> Data provided:

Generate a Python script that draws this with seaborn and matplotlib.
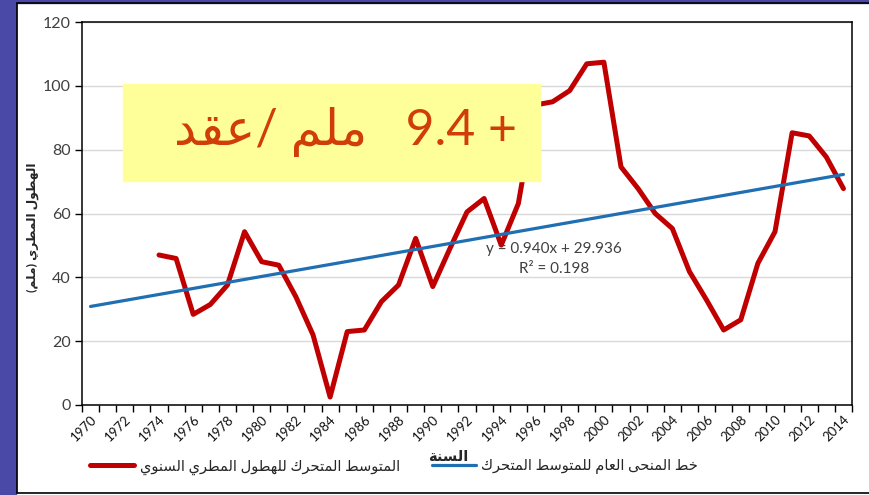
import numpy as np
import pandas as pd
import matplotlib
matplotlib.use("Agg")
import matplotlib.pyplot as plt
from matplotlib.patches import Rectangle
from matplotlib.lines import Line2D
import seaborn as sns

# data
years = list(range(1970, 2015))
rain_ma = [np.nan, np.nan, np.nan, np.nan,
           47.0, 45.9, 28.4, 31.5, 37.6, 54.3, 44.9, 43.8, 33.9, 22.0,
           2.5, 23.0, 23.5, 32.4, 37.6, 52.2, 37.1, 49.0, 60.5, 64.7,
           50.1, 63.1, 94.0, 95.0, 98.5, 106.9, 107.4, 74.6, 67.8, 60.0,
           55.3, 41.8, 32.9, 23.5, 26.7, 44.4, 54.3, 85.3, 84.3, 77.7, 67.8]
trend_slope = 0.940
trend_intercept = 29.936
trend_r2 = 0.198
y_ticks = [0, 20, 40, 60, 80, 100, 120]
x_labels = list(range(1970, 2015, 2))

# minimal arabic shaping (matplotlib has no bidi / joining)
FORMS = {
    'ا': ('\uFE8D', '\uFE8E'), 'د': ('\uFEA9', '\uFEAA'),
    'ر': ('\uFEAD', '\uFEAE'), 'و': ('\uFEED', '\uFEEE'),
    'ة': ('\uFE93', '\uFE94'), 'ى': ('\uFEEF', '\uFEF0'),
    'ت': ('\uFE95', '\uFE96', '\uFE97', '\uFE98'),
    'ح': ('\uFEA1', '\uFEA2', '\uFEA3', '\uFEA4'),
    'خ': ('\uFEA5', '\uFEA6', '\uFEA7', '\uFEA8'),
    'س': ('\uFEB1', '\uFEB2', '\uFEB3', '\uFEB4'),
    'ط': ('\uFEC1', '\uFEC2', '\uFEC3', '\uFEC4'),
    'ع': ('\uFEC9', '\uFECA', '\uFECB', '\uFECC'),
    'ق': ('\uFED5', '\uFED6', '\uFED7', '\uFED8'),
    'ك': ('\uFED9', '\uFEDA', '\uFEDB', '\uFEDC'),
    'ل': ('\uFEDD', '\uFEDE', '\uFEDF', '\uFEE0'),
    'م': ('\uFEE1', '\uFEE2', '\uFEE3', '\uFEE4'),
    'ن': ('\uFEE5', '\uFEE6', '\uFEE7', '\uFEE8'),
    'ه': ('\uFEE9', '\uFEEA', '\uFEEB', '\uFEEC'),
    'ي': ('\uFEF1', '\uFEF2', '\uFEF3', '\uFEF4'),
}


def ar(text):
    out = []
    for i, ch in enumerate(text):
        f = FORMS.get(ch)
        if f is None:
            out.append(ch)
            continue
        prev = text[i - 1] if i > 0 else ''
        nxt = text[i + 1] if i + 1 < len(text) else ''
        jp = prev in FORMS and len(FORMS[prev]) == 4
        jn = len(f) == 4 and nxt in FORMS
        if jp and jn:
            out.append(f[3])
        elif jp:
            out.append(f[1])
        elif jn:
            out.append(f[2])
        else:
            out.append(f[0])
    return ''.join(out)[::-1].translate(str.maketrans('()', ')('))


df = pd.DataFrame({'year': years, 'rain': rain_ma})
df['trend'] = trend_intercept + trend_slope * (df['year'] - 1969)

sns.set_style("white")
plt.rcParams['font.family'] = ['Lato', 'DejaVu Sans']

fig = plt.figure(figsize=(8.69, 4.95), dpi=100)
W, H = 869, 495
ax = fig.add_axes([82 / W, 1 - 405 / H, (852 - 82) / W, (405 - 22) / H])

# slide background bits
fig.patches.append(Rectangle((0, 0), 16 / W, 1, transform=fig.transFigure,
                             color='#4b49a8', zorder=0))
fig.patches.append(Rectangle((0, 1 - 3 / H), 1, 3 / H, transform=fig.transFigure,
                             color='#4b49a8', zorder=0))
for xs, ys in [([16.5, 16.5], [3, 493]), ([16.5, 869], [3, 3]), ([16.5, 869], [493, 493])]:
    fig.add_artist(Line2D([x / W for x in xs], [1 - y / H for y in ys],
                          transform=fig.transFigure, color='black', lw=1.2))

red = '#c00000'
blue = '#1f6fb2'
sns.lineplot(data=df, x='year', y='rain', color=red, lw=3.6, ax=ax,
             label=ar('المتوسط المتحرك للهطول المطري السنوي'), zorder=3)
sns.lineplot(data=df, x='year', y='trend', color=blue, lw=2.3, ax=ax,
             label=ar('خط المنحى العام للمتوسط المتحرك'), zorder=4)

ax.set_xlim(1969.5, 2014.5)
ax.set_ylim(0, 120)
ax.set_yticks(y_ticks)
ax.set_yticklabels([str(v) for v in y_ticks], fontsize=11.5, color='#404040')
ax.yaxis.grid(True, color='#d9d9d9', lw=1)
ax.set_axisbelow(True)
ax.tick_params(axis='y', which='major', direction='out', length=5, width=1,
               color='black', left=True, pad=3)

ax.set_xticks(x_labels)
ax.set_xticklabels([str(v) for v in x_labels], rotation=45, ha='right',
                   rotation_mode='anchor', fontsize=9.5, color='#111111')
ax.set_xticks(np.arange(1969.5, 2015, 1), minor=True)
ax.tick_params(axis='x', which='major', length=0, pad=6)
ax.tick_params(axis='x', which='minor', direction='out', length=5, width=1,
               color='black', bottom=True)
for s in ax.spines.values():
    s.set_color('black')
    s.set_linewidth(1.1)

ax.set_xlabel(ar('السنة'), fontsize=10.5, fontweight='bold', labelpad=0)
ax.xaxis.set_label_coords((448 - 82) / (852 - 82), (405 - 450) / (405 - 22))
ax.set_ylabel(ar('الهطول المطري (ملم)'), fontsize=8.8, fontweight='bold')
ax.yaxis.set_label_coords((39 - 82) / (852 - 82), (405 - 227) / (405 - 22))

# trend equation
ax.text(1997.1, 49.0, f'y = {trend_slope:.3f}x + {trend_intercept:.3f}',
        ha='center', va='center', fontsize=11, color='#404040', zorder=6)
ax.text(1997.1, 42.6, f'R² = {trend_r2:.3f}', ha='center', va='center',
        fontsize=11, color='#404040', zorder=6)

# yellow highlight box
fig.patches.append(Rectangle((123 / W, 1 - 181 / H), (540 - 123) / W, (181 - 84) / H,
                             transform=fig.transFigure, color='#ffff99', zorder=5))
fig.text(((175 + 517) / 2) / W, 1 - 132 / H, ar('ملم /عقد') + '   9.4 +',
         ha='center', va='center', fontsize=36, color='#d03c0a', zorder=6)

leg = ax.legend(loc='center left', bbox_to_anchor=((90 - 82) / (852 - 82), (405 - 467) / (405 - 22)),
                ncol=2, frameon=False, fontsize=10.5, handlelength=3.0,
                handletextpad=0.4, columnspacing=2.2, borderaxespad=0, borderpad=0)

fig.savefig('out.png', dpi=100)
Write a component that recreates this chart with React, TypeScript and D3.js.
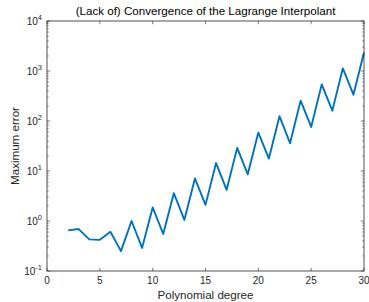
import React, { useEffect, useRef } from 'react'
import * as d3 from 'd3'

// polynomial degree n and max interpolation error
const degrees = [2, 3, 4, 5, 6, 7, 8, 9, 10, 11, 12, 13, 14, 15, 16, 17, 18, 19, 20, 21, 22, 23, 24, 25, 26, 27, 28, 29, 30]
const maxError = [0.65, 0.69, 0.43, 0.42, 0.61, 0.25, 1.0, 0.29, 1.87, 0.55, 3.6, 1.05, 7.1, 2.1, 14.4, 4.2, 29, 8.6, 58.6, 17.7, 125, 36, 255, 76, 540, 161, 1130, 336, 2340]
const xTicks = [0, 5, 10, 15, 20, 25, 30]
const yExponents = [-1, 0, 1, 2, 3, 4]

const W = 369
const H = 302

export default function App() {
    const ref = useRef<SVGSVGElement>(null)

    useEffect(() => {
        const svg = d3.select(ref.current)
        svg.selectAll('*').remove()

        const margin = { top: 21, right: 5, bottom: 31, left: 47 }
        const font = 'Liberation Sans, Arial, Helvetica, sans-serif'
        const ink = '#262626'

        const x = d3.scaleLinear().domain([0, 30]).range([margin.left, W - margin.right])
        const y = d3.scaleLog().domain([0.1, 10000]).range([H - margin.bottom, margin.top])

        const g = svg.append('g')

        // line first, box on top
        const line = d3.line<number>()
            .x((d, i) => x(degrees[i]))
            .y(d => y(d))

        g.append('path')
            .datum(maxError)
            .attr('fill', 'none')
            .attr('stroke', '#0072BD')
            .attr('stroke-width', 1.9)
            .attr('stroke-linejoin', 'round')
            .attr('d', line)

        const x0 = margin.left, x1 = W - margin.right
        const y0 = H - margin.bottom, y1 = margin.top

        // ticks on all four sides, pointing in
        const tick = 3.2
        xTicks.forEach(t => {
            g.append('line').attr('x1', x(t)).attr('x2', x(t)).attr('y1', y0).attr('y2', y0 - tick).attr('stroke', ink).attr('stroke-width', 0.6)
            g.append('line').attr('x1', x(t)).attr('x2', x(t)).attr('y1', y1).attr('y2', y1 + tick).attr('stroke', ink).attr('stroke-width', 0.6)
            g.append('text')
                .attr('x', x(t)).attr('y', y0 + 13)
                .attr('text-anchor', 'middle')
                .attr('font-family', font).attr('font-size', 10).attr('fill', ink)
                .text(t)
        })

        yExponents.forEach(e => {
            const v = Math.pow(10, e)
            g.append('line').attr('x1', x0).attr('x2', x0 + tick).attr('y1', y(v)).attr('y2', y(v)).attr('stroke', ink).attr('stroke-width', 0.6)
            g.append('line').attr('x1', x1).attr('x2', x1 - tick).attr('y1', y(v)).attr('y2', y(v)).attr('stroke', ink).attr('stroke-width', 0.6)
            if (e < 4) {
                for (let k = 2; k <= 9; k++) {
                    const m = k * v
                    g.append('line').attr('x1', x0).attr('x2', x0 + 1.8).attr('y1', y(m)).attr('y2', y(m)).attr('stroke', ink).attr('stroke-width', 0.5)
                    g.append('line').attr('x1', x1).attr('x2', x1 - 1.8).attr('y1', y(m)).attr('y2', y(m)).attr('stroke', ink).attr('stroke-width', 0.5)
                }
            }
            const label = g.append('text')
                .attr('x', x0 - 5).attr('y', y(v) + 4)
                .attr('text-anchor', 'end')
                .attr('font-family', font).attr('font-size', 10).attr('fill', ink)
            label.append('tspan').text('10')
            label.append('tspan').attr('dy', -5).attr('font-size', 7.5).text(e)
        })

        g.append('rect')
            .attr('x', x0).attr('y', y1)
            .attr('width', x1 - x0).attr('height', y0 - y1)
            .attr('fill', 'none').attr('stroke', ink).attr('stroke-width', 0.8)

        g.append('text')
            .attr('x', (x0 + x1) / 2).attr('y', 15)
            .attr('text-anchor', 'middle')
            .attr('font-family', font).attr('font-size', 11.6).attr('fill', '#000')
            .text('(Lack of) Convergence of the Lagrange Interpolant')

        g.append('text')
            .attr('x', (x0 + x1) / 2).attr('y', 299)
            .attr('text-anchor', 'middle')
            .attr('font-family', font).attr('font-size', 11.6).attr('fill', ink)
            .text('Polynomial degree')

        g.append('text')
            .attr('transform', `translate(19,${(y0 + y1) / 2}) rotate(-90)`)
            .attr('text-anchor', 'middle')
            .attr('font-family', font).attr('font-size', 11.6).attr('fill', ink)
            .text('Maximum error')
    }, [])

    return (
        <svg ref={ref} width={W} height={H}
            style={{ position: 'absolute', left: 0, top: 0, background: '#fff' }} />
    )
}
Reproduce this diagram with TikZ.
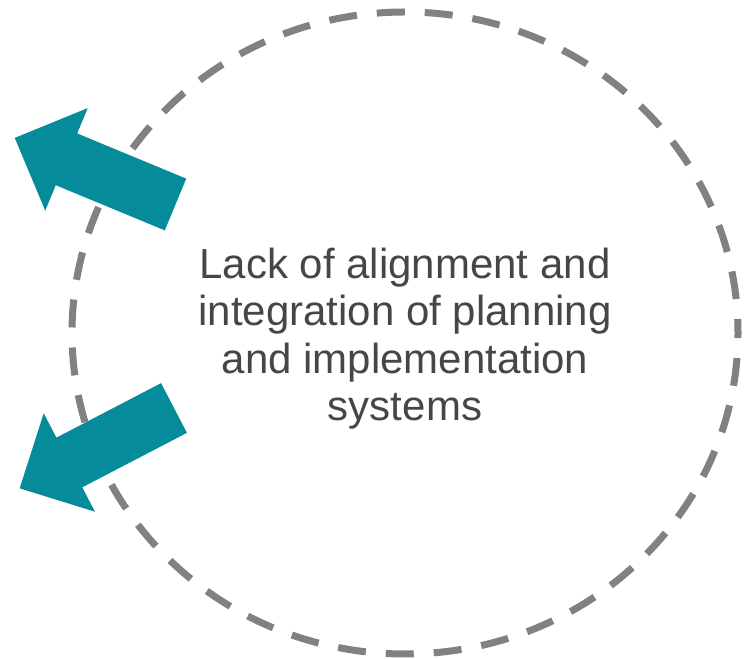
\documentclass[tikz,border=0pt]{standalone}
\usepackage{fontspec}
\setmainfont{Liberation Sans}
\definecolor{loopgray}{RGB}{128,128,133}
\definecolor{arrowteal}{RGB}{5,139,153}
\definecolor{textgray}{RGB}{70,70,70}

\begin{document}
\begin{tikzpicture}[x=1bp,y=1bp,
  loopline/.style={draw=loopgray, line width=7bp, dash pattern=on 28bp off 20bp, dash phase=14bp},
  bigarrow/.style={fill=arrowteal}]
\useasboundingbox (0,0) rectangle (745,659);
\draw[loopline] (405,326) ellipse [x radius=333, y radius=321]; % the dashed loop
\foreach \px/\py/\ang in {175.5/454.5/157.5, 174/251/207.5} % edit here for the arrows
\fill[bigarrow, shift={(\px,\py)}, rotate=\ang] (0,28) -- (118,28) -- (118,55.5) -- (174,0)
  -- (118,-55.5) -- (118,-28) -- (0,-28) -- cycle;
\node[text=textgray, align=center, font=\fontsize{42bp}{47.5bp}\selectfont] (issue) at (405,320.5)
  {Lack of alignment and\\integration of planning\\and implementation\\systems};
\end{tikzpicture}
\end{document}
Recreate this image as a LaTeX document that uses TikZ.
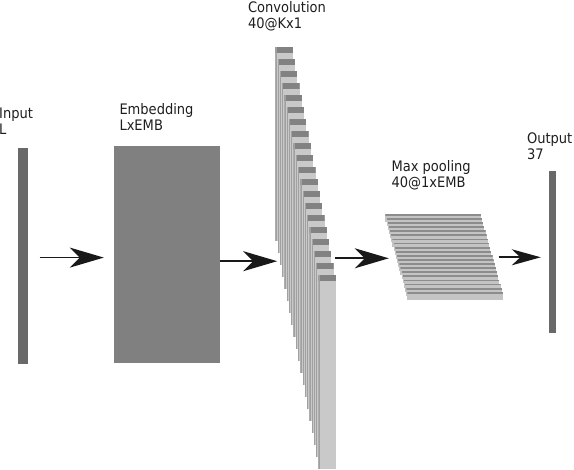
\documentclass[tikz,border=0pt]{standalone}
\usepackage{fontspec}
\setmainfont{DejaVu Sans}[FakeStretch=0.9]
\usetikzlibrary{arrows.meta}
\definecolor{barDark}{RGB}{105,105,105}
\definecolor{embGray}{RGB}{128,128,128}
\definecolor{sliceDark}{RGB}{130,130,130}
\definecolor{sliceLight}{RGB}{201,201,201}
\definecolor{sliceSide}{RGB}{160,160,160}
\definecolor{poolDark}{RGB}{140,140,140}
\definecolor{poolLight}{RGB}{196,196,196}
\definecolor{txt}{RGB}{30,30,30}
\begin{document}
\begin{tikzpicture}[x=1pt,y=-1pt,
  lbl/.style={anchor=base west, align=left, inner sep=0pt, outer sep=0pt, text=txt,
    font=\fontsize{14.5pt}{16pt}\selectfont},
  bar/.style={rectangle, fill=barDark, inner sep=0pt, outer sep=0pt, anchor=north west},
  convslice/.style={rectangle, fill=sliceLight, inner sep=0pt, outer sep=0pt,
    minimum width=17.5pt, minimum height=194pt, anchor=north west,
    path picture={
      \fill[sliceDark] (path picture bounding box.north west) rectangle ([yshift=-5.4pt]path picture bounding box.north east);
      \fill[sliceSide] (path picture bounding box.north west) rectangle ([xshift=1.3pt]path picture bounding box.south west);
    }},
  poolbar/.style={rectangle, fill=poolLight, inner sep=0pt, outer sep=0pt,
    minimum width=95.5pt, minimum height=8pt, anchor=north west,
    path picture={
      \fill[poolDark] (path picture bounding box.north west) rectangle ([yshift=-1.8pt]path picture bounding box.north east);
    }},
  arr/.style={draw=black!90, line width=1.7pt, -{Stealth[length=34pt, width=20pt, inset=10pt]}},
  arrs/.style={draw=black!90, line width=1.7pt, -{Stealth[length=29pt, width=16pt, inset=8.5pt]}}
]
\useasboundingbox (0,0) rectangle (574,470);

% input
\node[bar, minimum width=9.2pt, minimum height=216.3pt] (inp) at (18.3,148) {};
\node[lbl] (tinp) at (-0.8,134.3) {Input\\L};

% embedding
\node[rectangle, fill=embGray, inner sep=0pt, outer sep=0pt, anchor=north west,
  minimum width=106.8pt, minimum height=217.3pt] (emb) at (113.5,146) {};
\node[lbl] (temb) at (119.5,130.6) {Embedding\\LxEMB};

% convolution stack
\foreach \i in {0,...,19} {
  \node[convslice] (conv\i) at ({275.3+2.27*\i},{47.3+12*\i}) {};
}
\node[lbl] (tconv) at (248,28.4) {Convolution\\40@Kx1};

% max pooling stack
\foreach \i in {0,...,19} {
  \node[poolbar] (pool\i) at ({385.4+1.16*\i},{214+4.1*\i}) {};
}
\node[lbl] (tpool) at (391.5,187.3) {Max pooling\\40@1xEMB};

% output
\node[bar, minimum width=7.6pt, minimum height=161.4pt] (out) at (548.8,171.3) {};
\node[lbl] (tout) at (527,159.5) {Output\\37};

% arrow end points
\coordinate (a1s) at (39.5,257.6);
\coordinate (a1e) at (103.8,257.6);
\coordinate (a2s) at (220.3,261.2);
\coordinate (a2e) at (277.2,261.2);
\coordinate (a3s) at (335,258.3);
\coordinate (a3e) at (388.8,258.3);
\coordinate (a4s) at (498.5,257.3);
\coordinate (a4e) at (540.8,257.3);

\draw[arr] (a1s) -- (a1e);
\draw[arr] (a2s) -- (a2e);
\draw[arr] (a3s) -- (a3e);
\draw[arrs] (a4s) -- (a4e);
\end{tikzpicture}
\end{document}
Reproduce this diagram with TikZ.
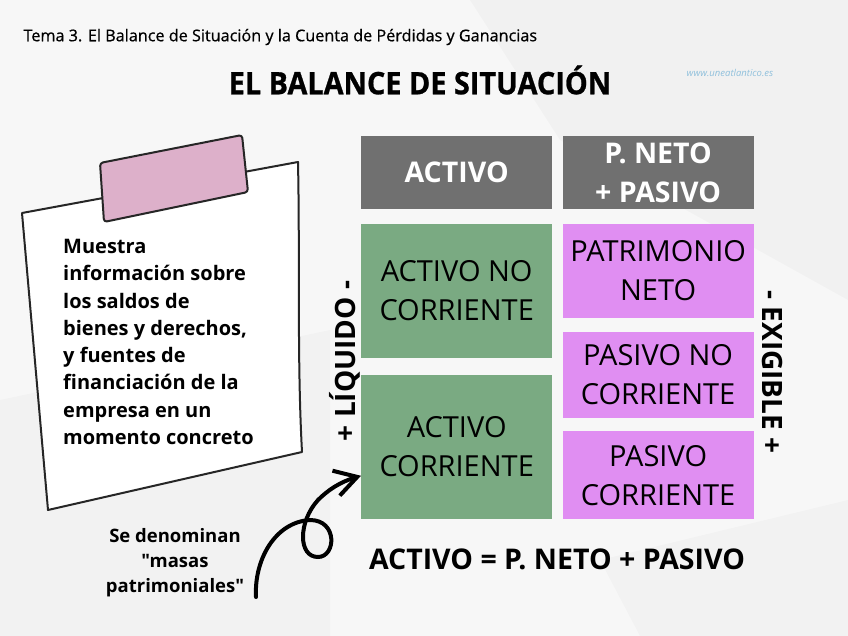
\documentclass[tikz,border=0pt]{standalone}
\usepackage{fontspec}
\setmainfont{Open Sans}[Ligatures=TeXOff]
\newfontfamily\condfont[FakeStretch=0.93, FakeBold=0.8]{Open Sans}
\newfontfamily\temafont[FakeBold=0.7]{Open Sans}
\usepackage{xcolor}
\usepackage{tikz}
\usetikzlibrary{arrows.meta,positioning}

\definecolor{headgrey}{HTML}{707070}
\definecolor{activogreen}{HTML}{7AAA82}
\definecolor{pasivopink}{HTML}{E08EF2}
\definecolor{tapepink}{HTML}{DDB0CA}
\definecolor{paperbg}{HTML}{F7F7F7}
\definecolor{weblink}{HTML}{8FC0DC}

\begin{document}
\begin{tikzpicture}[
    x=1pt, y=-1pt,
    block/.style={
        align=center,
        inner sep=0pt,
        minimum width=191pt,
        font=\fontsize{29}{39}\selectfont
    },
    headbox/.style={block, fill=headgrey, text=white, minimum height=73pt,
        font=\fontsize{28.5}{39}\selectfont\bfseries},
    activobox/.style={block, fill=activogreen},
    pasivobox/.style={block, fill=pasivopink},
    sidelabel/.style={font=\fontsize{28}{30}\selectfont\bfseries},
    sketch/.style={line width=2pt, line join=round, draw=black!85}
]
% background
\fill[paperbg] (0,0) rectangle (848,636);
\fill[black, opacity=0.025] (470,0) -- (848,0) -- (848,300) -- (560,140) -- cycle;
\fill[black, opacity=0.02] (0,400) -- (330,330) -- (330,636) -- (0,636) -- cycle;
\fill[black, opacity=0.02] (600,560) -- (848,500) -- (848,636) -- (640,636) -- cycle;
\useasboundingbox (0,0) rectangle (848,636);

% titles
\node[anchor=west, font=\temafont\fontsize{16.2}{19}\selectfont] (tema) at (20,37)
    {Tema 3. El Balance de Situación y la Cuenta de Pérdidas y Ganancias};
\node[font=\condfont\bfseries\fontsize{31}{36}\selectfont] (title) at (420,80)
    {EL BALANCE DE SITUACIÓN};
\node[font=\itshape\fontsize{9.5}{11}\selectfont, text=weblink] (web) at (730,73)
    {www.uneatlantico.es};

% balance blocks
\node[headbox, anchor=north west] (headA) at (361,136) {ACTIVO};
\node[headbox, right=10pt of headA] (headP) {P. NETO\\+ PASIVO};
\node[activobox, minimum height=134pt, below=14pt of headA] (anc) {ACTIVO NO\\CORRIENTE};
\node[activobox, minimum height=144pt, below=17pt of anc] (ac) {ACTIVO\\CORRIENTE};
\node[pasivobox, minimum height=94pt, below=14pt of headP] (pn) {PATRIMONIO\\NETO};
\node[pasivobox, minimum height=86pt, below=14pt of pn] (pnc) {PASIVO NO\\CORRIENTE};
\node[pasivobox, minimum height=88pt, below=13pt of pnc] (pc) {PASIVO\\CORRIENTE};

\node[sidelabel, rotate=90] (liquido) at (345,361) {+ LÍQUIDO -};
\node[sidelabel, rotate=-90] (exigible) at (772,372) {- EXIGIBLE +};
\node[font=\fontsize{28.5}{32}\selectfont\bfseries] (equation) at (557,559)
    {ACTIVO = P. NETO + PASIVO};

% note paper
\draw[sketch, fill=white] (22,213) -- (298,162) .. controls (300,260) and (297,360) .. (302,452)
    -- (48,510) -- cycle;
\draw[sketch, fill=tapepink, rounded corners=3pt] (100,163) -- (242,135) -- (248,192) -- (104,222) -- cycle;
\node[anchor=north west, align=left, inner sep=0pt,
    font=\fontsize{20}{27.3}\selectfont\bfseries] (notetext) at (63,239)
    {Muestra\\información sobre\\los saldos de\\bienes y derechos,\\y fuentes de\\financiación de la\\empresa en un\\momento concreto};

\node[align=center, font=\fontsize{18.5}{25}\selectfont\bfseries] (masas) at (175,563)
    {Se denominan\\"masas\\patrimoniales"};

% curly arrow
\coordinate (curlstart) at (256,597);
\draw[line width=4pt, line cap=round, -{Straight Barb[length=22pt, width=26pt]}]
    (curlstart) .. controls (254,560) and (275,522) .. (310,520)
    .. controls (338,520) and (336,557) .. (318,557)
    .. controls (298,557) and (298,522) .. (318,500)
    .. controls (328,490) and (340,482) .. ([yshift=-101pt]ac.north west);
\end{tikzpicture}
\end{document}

> Direction: Print everything from the line with "Write a component" down to the line with "import * as d3 from 'd3'" in the entries above, both lines included and nothing more, without the pictures.

> Task response:
Write a component that recreates this chart with React, TypeScript and D3.js.
import React, { useEffect, useRef } from 'react'
import * as d3 from 'd3'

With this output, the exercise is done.